• **GIVEN PROBLEM**:
Extract everything from the first line through the line with "import pandas as pd", both ends included, except for any pictures.

───── DATA SHOWN

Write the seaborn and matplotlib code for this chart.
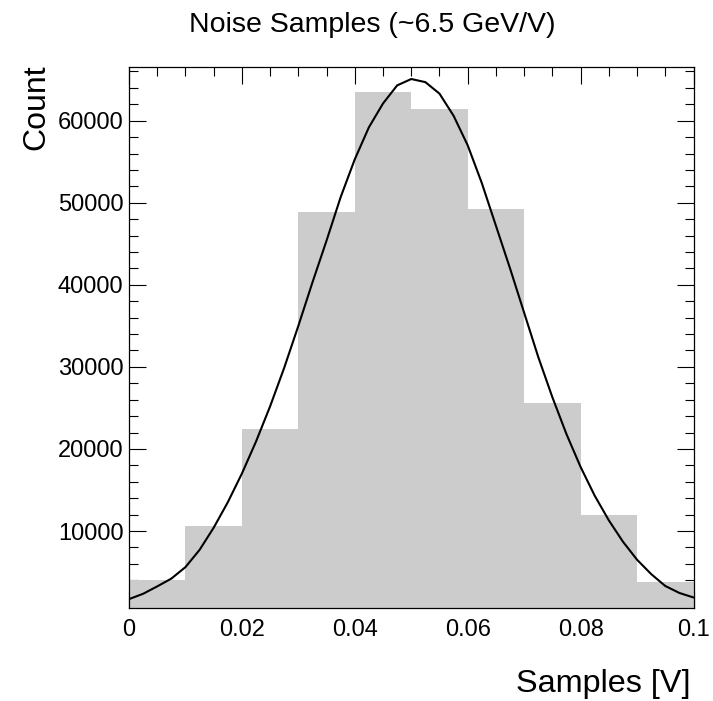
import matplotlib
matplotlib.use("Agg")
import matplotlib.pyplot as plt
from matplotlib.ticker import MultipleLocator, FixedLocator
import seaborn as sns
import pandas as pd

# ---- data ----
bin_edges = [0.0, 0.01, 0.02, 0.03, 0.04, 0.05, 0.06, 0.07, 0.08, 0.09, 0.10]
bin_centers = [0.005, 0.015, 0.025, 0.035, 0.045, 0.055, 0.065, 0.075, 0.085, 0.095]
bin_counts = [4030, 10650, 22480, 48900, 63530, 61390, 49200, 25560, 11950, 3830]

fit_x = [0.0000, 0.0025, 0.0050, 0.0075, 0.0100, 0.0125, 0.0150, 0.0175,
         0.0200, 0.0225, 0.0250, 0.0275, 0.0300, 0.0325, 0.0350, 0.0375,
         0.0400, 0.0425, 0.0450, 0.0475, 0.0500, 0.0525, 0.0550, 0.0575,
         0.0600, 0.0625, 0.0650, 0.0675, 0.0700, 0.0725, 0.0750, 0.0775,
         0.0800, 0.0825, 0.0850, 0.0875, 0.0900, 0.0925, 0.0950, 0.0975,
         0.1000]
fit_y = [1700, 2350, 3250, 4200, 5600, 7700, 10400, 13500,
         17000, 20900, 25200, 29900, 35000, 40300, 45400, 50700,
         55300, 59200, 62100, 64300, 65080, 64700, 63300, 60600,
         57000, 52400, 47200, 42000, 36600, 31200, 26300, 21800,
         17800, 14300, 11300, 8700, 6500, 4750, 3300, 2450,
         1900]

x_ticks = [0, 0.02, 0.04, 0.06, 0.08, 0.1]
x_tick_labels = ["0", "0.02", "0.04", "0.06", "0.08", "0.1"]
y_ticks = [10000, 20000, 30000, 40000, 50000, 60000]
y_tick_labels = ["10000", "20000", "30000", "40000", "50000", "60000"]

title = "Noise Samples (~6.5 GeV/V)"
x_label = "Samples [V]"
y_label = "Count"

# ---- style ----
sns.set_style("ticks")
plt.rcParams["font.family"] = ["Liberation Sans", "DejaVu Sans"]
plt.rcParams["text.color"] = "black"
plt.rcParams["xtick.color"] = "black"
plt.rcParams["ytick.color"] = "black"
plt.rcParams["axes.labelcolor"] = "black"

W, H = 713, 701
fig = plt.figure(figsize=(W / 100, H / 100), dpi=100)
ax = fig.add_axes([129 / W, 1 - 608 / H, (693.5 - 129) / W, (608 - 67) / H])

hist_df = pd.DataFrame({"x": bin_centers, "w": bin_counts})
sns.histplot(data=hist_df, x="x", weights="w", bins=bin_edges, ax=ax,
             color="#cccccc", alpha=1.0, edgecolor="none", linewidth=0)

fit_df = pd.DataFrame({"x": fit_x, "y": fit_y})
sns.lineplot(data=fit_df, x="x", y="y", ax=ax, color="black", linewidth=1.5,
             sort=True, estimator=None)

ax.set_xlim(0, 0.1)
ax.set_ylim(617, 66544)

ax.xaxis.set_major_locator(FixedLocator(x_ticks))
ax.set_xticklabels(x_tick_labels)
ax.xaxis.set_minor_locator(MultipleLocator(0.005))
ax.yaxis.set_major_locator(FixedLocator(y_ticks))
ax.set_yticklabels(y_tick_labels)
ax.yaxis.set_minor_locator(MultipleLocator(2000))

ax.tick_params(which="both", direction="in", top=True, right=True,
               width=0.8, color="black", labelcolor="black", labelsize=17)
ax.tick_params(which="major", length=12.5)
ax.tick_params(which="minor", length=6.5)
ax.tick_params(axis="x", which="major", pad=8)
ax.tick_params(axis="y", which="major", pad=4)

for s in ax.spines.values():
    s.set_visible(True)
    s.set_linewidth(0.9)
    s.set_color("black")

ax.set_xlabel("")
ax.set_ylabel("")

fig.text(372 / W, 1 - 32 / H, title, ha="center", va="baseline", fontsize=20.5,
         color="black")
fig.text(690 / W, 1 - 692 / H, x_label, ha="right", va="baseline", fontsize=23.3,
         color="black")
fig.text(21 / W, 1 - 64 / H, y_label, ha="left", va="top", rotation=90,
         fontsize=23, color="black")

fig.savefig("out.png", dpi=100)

──────────

• **OUTPUT OF THE TASK**:
Write the seaborn and matplotlib code for this chart.
import matplotlib
matplotlib.use("Agg")
import matplotlib.pyplot as plt
from matplotlib.ticker import MultipleLocator, FixedLocator
import seaborn as sns
import pandas as pd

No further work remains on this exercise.